重合性原料を注入した重合セルを、80℃の温水浴で60分保持した後取り出し、130℃のオーブンで30分加熱しシラップを完全に硬化させた。重合セルが室温まで冷却された後、重合セルを剥離し、樹脂シートを得た。得られた樹脂シートの評価結果を表1に示す。
[実施例2~7]
スチレン-無水マレイン酸共重合体(B)の種類、および添加量を表1の通りとした以外は実施例1と同様の条件で樹脂シートを得た。得られた樹脂シートの評価結果を表1に示す。
[比較例1]
スチレン-無水マレイン酸共重合体(B)を添加しなかった以外は、実施例1と同様の条件で樹脂シートを得た。得られた樹脂シートの評価結果を表1に示す。
Figure 2023084451000001
<評価結果>
実施例1~7の樹脂シートは、無色透明であると共に、曲げ応力は140(MPa)、曲げ歪は7.0(%)で、靭性に優れるものであった。
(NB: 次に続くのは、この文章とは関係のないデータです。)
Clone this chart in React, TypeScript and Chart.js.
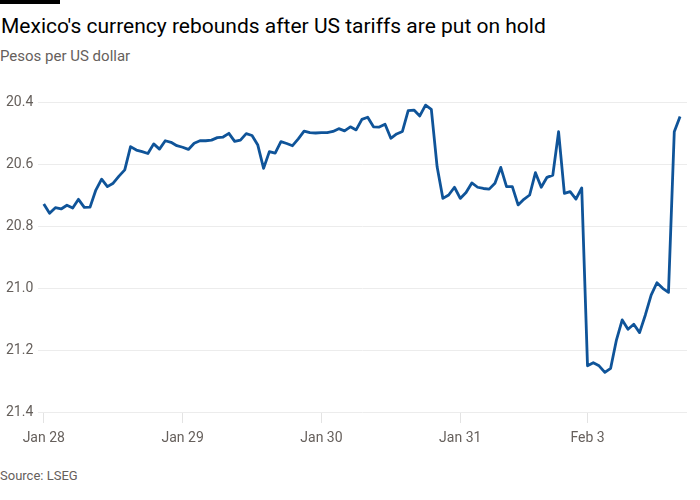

比較例1の樹脂シートは、無色透明であったが、曲げ強度は120(MPa)、曲げ歪は5.0(%)であり、実施例1~7に比べて低い。この差はスチレン-無水マレイン酸共重合体(B)が含有されていないためと考えられる。
以上、本発明における好ましい実施形態、及び実施例を説明したが、本発明はこれらの実施形態、及び実施例に限定されることはない。本発明の趣旨を逸脱しない範囲で、構成の付加、省略、置換、及びその他の変更が可能である。
また、本発明は前述した説明によって限定されることはなく、添付の特許請求の範囲によってのみ限定される。
本発明の樹脂組成物及びこの樹脂組成物よりなる樹脂シート等の成形体は、靭性や成形性に優れる。また、黄変がほとんど無く、透明性も高いため、医療診断用マイクロ流路等に限らず、既存の照明用透明樹脂用途、例えば光学部材、建築用材料、車両材料等の樹脂等に好適に使用できる。

Claims (4)

  1. (メタ)アクリル樹脂(A)とスチレン-無水マレイン酸共重合体(B)とを含み、
    前記(メタ)アクリル樹脂(A)の質量平均分子量が、400,000以上である樹脂組成物。
  2. 前記(メタ)アクリル樹脂(A)100質量部に対し前記スチレン-無水マレイン酸共重合体(B)を0.1質量部以上19.9質量部以下含有する請求項1に記載の樹脂組成物。
  3. 請求項1または2に記載の樹脂組成物を成形した成形体。
  4. スチレン-無水マレイン酸共重合体(B)の存在下で、(メタ)アクリル酸メチルを含有するモノマー混合物を重合する樹脂組成物の製造方法。